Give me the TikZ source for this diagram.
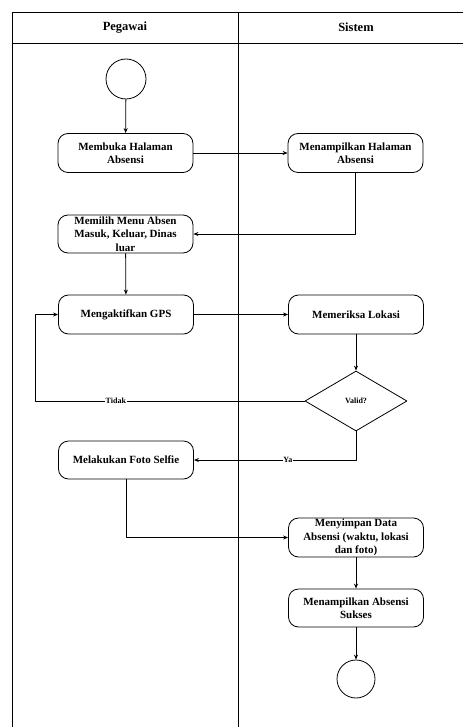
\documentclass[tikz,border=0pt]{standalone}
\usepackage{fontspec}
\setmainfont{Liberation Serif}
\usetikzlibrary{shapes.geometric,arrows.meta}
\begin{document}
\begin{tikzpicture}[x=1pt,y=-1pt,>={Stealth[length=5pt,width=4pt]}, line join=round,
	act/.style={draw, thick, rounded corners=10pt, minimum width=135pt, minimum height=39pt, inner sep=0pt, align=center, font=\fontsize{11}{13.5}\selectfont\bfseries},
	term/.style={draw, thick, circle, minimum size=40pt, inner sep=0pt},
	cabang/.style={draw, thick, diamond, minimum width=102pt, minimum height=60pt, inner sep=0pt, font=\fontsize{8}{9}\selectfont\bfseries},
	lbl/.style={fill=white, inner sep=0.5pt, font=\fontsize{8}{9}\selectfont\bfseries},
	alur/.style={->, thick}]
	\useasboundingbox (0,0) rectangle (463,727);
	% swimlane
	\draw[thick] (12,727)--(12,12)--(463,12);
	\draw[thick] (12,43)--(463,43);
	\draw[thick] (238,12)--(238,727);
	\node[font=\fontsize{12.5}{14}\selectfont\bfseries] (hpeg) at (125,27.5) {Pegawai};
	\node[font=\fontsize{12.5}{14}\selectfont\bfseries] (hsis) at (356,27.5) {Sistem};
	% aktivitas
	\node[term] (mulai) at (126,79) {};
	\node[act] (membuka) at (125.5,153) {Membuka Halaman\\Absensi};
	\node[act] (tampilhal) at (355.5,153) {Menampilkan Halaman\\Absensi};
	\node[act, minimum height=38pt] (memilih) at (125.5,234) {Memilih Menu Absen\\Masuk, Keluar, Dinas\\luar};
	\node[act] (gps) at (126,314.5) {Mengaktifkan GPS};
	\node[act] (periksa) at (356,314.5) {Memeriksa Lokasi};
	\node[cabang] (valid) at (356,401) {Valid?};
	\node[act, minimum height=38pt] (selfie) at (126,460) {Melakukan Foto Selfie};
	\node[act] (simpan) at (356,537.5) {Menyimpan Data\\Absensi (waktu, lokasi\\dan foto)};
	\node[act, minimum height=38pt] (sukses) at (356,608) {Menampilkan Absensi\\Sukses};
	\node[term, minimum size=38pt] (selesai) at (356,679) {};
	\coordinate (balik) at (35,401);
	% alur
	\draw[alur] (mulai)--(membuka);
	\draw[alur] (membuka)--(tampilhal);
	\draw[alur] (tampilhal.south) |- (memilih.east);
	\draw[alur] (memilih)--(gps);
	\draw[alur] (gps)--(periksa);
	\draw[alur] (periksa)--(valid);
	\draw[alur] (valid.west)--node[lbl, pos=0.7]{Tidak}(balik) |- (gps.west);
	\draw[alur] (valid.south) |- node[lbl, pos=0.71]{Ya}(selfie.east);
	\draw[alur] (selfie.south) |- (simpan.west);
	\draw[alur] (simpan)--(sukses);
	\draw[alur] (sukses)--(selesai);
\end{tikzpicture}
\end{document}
------------
Short problem: Write the listing out a second time exactly, dropping all images.

Task result:
Give me the TikZ source for this diagram.
\documentclass[tikz,border=0pt]{standalone}
\usepackage{fontspec}
\setmainfont{Liberation Serif}
\usetikzlibrary{shapes.geometric,arrows.meta}
\begin{document}
\begin{tikzpicture}[x=1pt,y=-1pt,>={Stealth[length=5pt,width=4pt]}, line join=round,
	act/.style={draw, thick, rounded corners=10pt, minimum width=135pt, minimum height=39pt, inner sep=0pt, align=center, font=\fontsize{11}{13.5}\selectfont\bfseries},
	term/.style={draw, thick, circle, minimum size=40pt, inner sep=0pt},
	cabang/.style={draw, thick, diamond, minimum width=102pt, minimum height=60pt, inner sep=0pt, font=\fontsize{8}{9}\selectfont\bfseries},
	lbl/.style={fill=white, inner sep=0.5pt, font=\fontsize{8}{9}\selectfont\bfseries},
	alur/.style={->, thick}]
	\useasboundingbox (0,0) rectangle (463,727);
	% swimlane
	\draw[thick] (12,727)--(12,12)--(463,12);
	\draw[thick] (12,43)--(463,43);
	\draw[thick] (238,12)--(238,727);
	\node[font=\fontsize{12.5}{14}\selectfont\bfseries] (hpeg) at (125,27.5) {Pegawai};
	\node[font=\fontsize{12.5}{14}\selectfont\bfseries] (hsis) at (356,27.5) {Sistem};
	% aktivitas
	\node[term] (mulai) at (126,79) {};
	\node[act] (membuka) at (125.5,153) {Membuka Halaman\\Absensi};
	\node[act] (tampilhal) at (355.5,153) {Menampilkan Halaman\\Absensi};
	\node[act, minimum height=38pt] (memilih) at (125.5,234) {Memilih Menu Absen\\Masuk, Keluar, Dinas\\luar};
	\node[act] (gps) at (126,314.5) {Mengaktifkan GPS};
	\node[act] (periksa) at (356,314.5) {Memeriksa Lokasi};
	\node[cabang] (valid) at (356,401) {Valid?};
	\node[act, minimum height=38pt] (selfie) at (126,460) {Melakukan Foto Selfie};
	\node[act] (simpan) at (356,537.5) {Menyimpan Data\\Absensi (waktu, lokasi\\dan foto)};
	\node[act, minimum height=38pt] (sukses) at (356,608) {Menampilkan Absensi\\Sukses};
	\node[term, minimum size=38pt] (selesai) at (356,679) {};
	\coordinate (balik) at (35,401);
	% alur
	\draw[alur] (mulai)--(membuka);
	\draw[alur] (membuka)--(tampilhal);
	\draw[alur] (tampilhal.south) |- (memilih.east);
	\draw[alur] (memilih)--(gps);
	\draw[alur] (gps)--(periksa);
	\draw[alur] (periksa)--(valid);
	\draw[alur] (valid.west)--node[lbl, pos=0.7]{Tidak}(balik) |- (gps.west);
	\draw[alur] (valid.south) |- node[lbl, pos=0.71]{Ya}(selfie.east);
	\draw[alur] (selfie.south) |- (simpan.west);
	\draw[alur] (simpan)--(sukses);
	\draw[alur] (sukses)--(selesai);
\end{tikzpicture}
\end{document}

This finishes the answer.